Whitman wrote one of his most popular poems, "Beat! Beat! Drums!," shortly after the first battle of Bull Run in July 1861. The piece, often called a "mobilization poem because of its call to arms, was first published in Harper’s Weekly. The "Journal of Civilization," as the masthead proclaimed, was established in 1857 and became famous for its coverage of the Civil War, especially its lavish illustrations. In some of his letters to his mother, Whitman occasionally included copies of the Weekly so that she could enjoy illustrations of Abraham Lincoln or the Capitol building in Washington, D.C. But Harper's Weekly also published literature and readers enjoyed the works of a variety of British and American writers, including Charles Dickens, Thomas Hardy, Anthony Trollope, Henry James, Williams Dean Howells, and John Greenleaf Whittier. In the late 1880s, Whitman wrote a number of short poems, frequently about public occasions or events, which he hoped to sell to magazines and newspapers in order to earn extra income. When former president and war hero Ulysses S. Grant was dying, Whitman was invited by the editors of Harper’s Weekly to submit a poem about him. Whitman sent "As One by One Withdraw the Lofty Actors," a poem about Grant and others who were important to the Civil War, and received $30.00 in payment. Whitman's other poem published in the Weekly, "Bravo, Paris Exposition," was rejected first by both the New York Herald and New York World. This poem, for which Whitman received $10.00, commemorates the Paris Exposition, which ran from May 6 through November 6, 1889.

Bibliography

Loving, Jerome. Walt Whitman: The Song of Himself. Berkeley: University of California Press, 1999.

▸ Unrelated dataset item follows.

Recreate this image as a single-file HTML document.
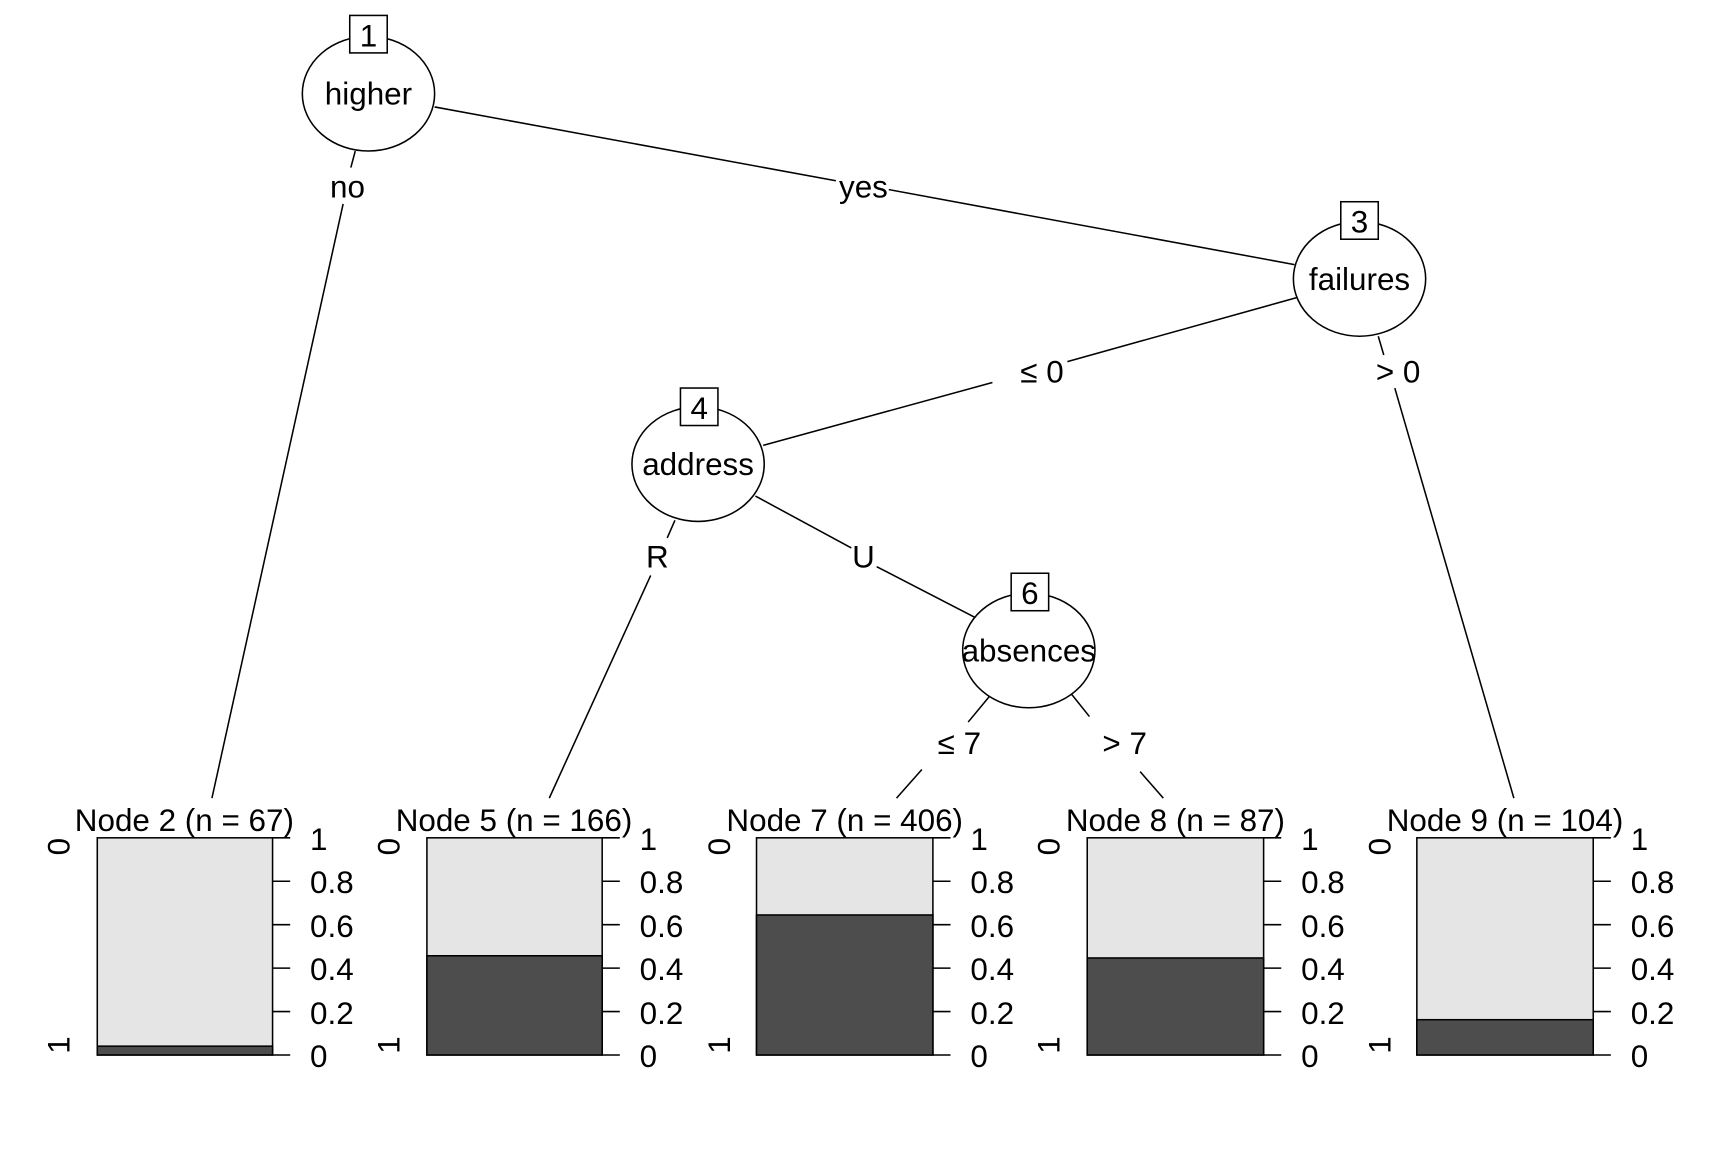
<!DOCTYPE html>
<html><head><style>html,body{margin:0;padding:0;background:#fff}svg{display:block}</style></head>
<body>
<svg width="1728" height="1152" viewBox="0 0 1567 1045" xmlns="http://www.w3.org/2000/svg" font-family="Liberation Sans, Arial, sans-serif" font-size="28.5">
<rect width="1567" height="1045" fill="#fff"/>
<g stroke="#000" stroke-width="1.4" fill="none">
<line x1="322" y1="137" x2="318" y2="152"/><line x1="311" y1="185" x2="192" y2="724"/>
<line x1="394" y1="97" x2="758" y2="164"/><line x1="806" y1="172" x2="1174" y2="240"/>
<line x1="1176" y1="270" x2="968" y2="328"/><line x1="900" y1="347" x2="692" y2="404"/>
<line x1="1250" y1="305" x2="1255" y2="322"/><line x1="1265" y1="352" x2="1373" y2="724"/>
<line x1="612" y1="472" x2="605" y2="488"/><line x1="590" y1="522" x2="498" y2="724"/>
<line x1="685" y1="450" x2="772" y2="497"/><line x1="795" y1="514" x2="884" y2="560"/>
<line x1="897" y1="632" x2="878" y2="655"/><line x1="836" y1="698" x2="813" y2="724"/>
<line x1="972" y1="630" x2="988" y2="650"/><line x1="1034" y1="700" x2="1055" y2="724"/>
</g>
<g stroke="#000" stroke-width="1.4" fill="#fff">
<ellipse cx="334" cy="85" rx="60" ry="52"/>
<ellipse cx="1233" cy="253" rx="60" ry="52"/>
<ellipse cx="633" cy="421" rx="60" ry="52"/>
<ellipse cx="933" cy="590" rx="60" ry="52"/>
<rect x="317" y="14" width="34" height="34"/>
<rect x="1216" y="183" width="34" height="34"/>
<rect x="617" y="352" width="34" height="34"/>
<rect x="917" y="520" width="34" height="34"/>
</g>
<g text-anchor="middle" fill="#000">
<text x="334" y="42">1</text><text x="1233" y="211">3</text><text x="634" y="380">4</text><text x="934" y="548">6</text>
<text x="334" y="95">higher</text><text x="1233" y="263">failures</text><text x="633" y="431">address</text><text x="933" y="600">absences</text>
<text x="315" y="179">no</text><text x="783" y="179">yes</text>
<text x="945" y="347">≤ 0</text><text x="1268" y="347">&gt; 0</text>
<text x="596" y="515">R</text><text x="783" y="515">U</text>
<text x="870" y="684">≤ 7</text><text x="1020" y="684">&gt; 7</text>
</g>
<g stroke="#000" stroke-width="1.4">
<rect x="88" y="760" width="159" height="197" fill="#e5e5e5"/><rect x="88" y="949" width="159" height="8" fill="#4d4d4d"/>
<rect x="387" y="760" width="159" height="197" fill="#e5e5e5"/><rect x="387" y="867" width="159" height="90" fill="#4d4d4d"/>
<rect x="686" y="760" width="160" height="197" fill="#e5e5e5"/><rect x="686" y="830" width="160" height="127" fill="#4d4d4d"/>
<rect x="986" y="760" width="160" height="197" fill="#e5e5e5"/><rect x="986" y="869" width="160" height="88" fill="#4d4d4d"/>
<rect x="1285" y="760" width="160" height="197" fill="#e5e5e5"/><rect x="1285" y="925" width="160" height="32" fill="#4d4d4d"/>
</g>
<g stroke="#000" stroke-width="1.4">
<path d="M247 760h16M247 799.4h16M247 838.8h16M247 878.2h16M247 917.6h16M247 957h16"/>
<path d="M546 760h16M546 799.4h16M546 838.8h16M546 878.2h16M546 917.6h16M546 957h16"/>
<path d="M846 760h16M846 799.4h16M846 838.8h16M846 878.2h16M846 917.6h16M846 957h16"/>
<path d="M1146 760h16M1146 799.4h16M1146 838.8h16M1146 878.2h16M1146 917.6h16M1146 957h16"/>
<path d="M1445 760h16M1445 799.4h16M1445 838.8h16M1445 878.2h16M1445 917.6h16M1445 957h16"/>
</g>
<g fill="#000" text-anchor="middle">
<text x="167" y="754">Node 2 (n = 67)</text>
<text x="466" y="754">Node 5 (n = 166)</text>
<text x="766" y="754">Node 7 (n = 406)</text>
<text x="1066" y="754">Node 8 (n = 87)</text>
<text x="1365" y="754">Node 9 (n = 104)</text>
</g>
<g fill="#000">
<g transform="translate(281,0)"><text y="771">1</text><text y="810">0.8</text><text y="850">0.6</text><text y="889">0.4</text><text y="929">0.2</text><text y="968">0</text></g>
<g transform="translate(580,0)"><text y="771">1</text><text y="810">0.8</text><text y="850">0.6</text><text y="889">0.4</text><text y="929">0.2</text><text y="968">0</text></g>
<g transform="translate(880,0)"><text y="771">1</text><text y="810">0.8</text><text y="850">0.6</text><text y="889">0.4</text><text y="929">0.2</text><text y="968">0</text></g>
<g transform="translate(1180,0)"><text y="771">1</text><text y="810">0.8</text><text y="850">0.6</text><text y="889">0.4</text><text y="929">0.2</text><text y="968">0</text></g>
<g transform="translate(1479,0)"><text y="771">1</text><text y="810">0.8</text><text y="850">0.6</text><text y="889">0.4</text><text y="929">0.2</text><text y="968">0</text></g>
</g>
<g fill="#000" text-anchor="middle">
<text transform="translate(63,768) rotate(-90)">0</text><text transform="translate(63,948) rotate(-90)">1</text>
<text transform="translate(362,768) rotate(-90)">0</text><text transform="translate(362,948) rotate(-90)">1</text>
<text transform="translate(662,768) rotate(-90)">0</text><text transform="translate(662,948) rotate(-90)">1</text>
<text transform="translate(961,768) rotate(-90)">0</text><text transform="translate(961,948) rotate(-90)">1</text>
<text transform="translate(1261,768) rotate(-90)">0</text><text transform="translate(1261,948) rotate(-90)">1</text>
</g>
</svg>
</body></html>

Mott, Frank Luther. A History of American Magazines, 1850–1865. Cambridge, Mass.: Harvard UP, 1938.

Myerson, Joel. Walt Whitman: A Descriptive Bibliography. Pittsburgh: University of Pittsburgh Press, 1993.

Whitman, Walt. The Correspondence. Edited by Edwin Haviland Miller. New York: New York University Press, 1961.

Whitman, Walt. Daybooks and Notebooks. Edited by William White. New York: New York University Press, 1978.

Whitman, Walt. Leaves of Grass: Comprehensive Reader's Edition. Edited by Harold W. Blodgett and Sculley Bradley. New York: New York University Press, 1965.